Per several dictionaries, the three main root meanings of the word "integration" are "intermixing", "arrangement", and "coordination". One can "intermix" items previously separated to achieve a crude level of integration. The consequence is a lessening of energy required to maintain a separation. Secondly, one can "arrange" the differing elements of a mixed grouping to achieve a higher level of integration. The energy required to accomplish a specific arrangement may be substantial, but the consequence is often an increase in efficiency of some associated process. For instance, a bucket brigade will bring water to an out-of-control house fire more efficiently than all of one's neighbors trying on their own to help. Third, the notion of "coordination" can achieve still higher levels of integration. When members of a group differing in type, talent, and available resources decide to offer all their strengths toward achieving a common goal, the possibility exists for huge gains in both efficiency and efficacy. As an example, early settlers to the U.S. found that an entire community working together to build a barn for one of its members could see a decisive end to the task in far less time than a few individuals working on their own. As a result, the entire community benefited sooner with increased productivity from that particular member farm.
The stark reality is that integration of form and function, process and effort, talent and resource is at the heart of almost every modern technological and biological convenience we currently enjoy, from fresh water and sanitary sewer systems to reliable electric power to safe and plentiful food sources to transportation systems, educational systems, cell phones, and the Internet. They have all been achieved by humans figuring a way to integrate their individual strengths and weaknesses with both each other and the materials and laws of nature to form harmoniously integrated wholes that achieve ever higher levels of convenience, efficiency, efficacy, and sustainability. For a few ignorant souls to insist less integration, more high cost separations, and forced disintegration is the path to a more viable future for anything but a few is complete nonsense. It would do all of us good to wake up, recognize that fact, and speak the contrary. Reality teaches us that we need more flexible and more sophisticated integration of imagination and talent, effort and resource, to achieve a viable future for all of us, not less.
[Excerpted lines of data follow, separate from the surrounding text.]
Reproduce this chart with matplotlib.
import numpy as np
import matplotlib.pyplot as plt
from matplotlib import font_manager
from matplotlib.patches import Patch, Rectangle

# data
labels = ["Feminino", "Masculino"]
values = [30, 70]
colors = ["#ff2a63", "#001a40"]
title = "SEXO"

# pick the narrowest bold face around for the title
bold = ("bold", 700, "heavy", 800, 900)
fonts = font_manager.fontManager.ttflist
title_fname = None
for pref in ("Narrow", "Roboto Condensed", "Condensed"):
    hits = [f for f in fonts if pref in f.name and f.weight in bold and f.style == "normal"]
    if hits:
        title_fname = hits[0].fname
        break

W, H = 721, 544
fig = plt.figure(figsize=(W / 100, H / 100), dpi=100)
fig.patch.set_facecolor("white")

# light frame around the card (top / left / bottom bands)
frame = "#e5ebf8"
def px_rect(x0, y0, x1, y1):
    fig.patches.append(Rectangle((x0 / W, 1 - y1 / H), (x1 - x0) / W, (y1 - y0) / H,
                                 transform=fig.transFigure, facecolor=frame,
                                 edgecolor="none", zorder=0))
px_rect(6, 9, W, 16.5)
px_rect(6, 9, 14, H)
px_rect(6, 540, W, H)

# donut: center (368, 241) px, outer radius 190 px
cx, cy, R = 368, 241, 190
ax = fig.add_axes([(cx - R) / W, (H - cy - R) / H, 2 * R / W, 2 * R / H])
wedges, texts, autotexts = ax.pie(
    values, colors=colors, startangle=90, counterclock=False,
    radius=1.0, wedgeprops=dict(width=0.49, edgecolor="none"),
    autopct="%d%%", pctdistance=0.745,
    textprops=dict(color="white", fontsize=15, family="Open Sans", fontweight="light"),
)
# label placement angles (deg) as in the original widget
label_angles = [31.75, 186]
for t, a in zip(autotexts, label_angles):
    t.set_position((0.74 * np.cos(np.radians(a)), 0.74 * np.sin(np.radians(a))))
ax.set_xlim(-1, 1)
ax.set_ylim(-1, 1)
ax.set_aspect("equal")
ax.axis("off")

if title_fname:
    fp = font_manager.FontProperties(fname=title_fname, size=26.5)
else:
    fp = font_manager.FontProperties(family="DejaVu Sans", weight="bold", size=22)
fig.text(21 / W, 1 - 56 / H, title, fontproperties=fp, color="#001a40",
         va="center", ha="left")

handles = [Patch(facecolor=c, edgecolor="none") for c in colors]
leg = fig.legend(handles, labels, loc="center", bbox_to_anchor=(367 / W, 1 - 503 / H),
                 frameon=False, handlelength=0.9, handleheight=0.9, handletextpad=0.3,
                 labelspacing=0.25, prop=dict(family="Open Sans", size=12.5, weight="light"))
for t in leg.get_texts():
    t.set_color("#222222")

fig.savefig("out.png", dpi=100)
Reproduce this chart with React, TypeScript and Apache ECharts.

Contrarians have taken to using the term "socialism" to pejoratively label everything they fear from efforts to increase the effective organization of our society. Dilution of individuality, as well as dilution of racial, ethnic, and religious purity is what they fear, but for no rational reason. People working together for a common good, which is the essence of socialism, has been proven over and over again, especially within the U.S., to be far more effective at maintaining viability for more people, as well as freedom of choice for more people, than anything fascist, separatist, authoritarian, or plain old selfish thinking has ever put into practice.
May more and more of us wake up to that proven reality and convincingly speak its virtues.
As to the relevance of the pictures above: consider it a reminder that disparate talents, insights, imagination, and efforts, well integrated by choice, have produced, throughout the entirety of human history, some remarkably powerful achievements, though many now lie moldering and forgotten, even though we all firmly stand on grounds they helped create. May what comes next substantively add to that noble and humbling tradition.